Here's a group of people with significant material advantages – and yet they call for the reduction or elimination of these advantages in society as a whole. Perhaps this is why those on the right despise chardonnay socialists so much.

For every chardonnay socialist I will show you a Tory "man of the People", Gritty, down to earth"... unfortunately no one has come up with suitable phrase, Beer swilling Tory just doesn't do it..as I swill as much beer as Chardonnay by your definition I must be a Centrist.

Lord Egbut Nobacon

The Veteran said...

Egbut ... thank you for your response ... a thoughtful one indeed although you didn't comment on the arrogant Hillary bit. Some would argue that the so called 'Blue Rinse' Brigade is the Tory equivalent of the Chardonnay Socialist. Not sure about that. What you need to know is that I really despise extremism of both the Right and the Left. I think my politics tutor had it about right when he said that there is little difference between the extreme right and the extreme left ... they are joined at the hip, both are intolerant of dissenting views, both would seek to eliminate the opposition (by force) given half the chance.

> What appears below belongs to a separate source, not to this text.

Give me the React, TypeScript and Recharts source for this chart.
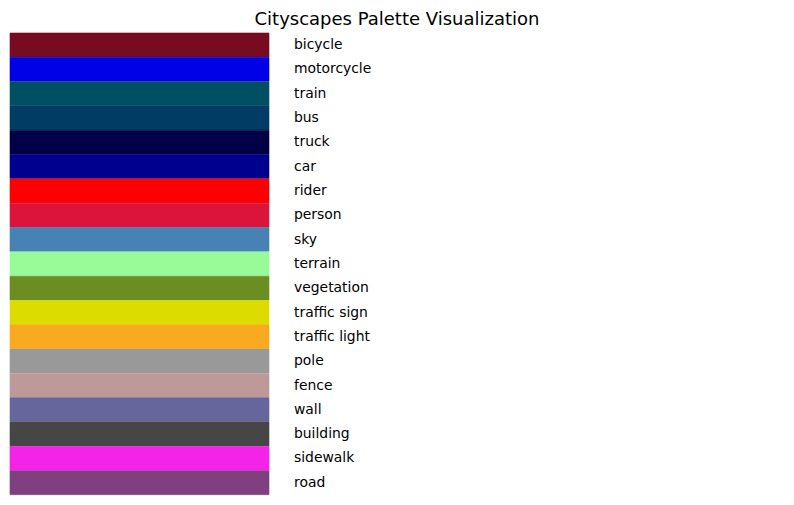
import React from 'react';
import { BarChart, Bar, XAxis, YAxis, Cell } from 'recharts';

const classNames = [
  'bicycle', 'motorcycle', 'train', 'bus', 'truck', 'car', 'rider', 'person', 'sky', 'terrain',
  'vegetation', 'traffic sign', 'traffic light', 'pole', 'fence', 'wall', 'building', 'sidewalk', 'road',
];

const classColors = [
  '#770B20', '#0000E6', '#005064', '#003C64', '#000046', '#00008E', '#FF0000', '#DC143C', '#4682B4',
  '#98FB98', '#6B8E23', '#DCDC00', '#FAAA1E', '#999999', '#BE9999', '#66669C', '#464646', '#F423E8',
  '#804080',
];

const swatchValues = classNames.map(() => 1);

const data = classNames.map((name, i) => ({ name, value: swatchValues[i] }));

const font = 'DejaVu Sans, sans-serif';

export default function App() {
  return (
    <div style={{ position: 'relative', width: 786, height: 497, fontFamily: font }}>
      <div
        style={{
          position: 'absolute',
          top: 0,
          left: 0,
          width: 778,
          textAlign: 'center',
          fontSize: 18,
          lineHeight: '22px',
          color: '#000',
        }}
      >
        Cityscapes Palette Visualization
      </div>
      <BarChart
        width={786}
        height={497}
        data={data}
        layout="vertical"
        barCategoryGap={0}
        barGap={0}
        margin={{ top: 25, right: 0, left: 2, bottom: 10 }}
      >
        <XAxis type="number" domain={[0, 1]} hide />
        <YAxis
          type="category"
          dataKey="name"
          orientation="right"
          width={525}
          axisLine={false}
          tickLine={false}
          tickSize={0}
          tickMargin={25}
          interval={0}
          tick={{ fill: '#000', fontSize: 13.9, fontFamily: font, textAnchor: 'start', dy: -1 }}
        />
        <Bar dataKey="value" isAnimationActive={false}>
          {data.map((d, i) => (
            <Cell key={d.name} fill={classColors[i]} stroke={classColors[i]} strokeWidth={0.6} />
          ))}
        </Bar>
      </BarChart>
    </div>
  );
}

There are good people in all parties. My Dad was Labour through and through. He tramped the streets for Labour come election time ... a good and decent man who, during the depression, gave away half his salary to help feed those in need. Mum was closet Tory. My sister tells the story that every election Dad would say 'Lilian, you voted the right way didn't you'. She would smile sweetly and say 'of course'.

Centrist by definition = floating voter. They are the really important ones who determine the election outcome.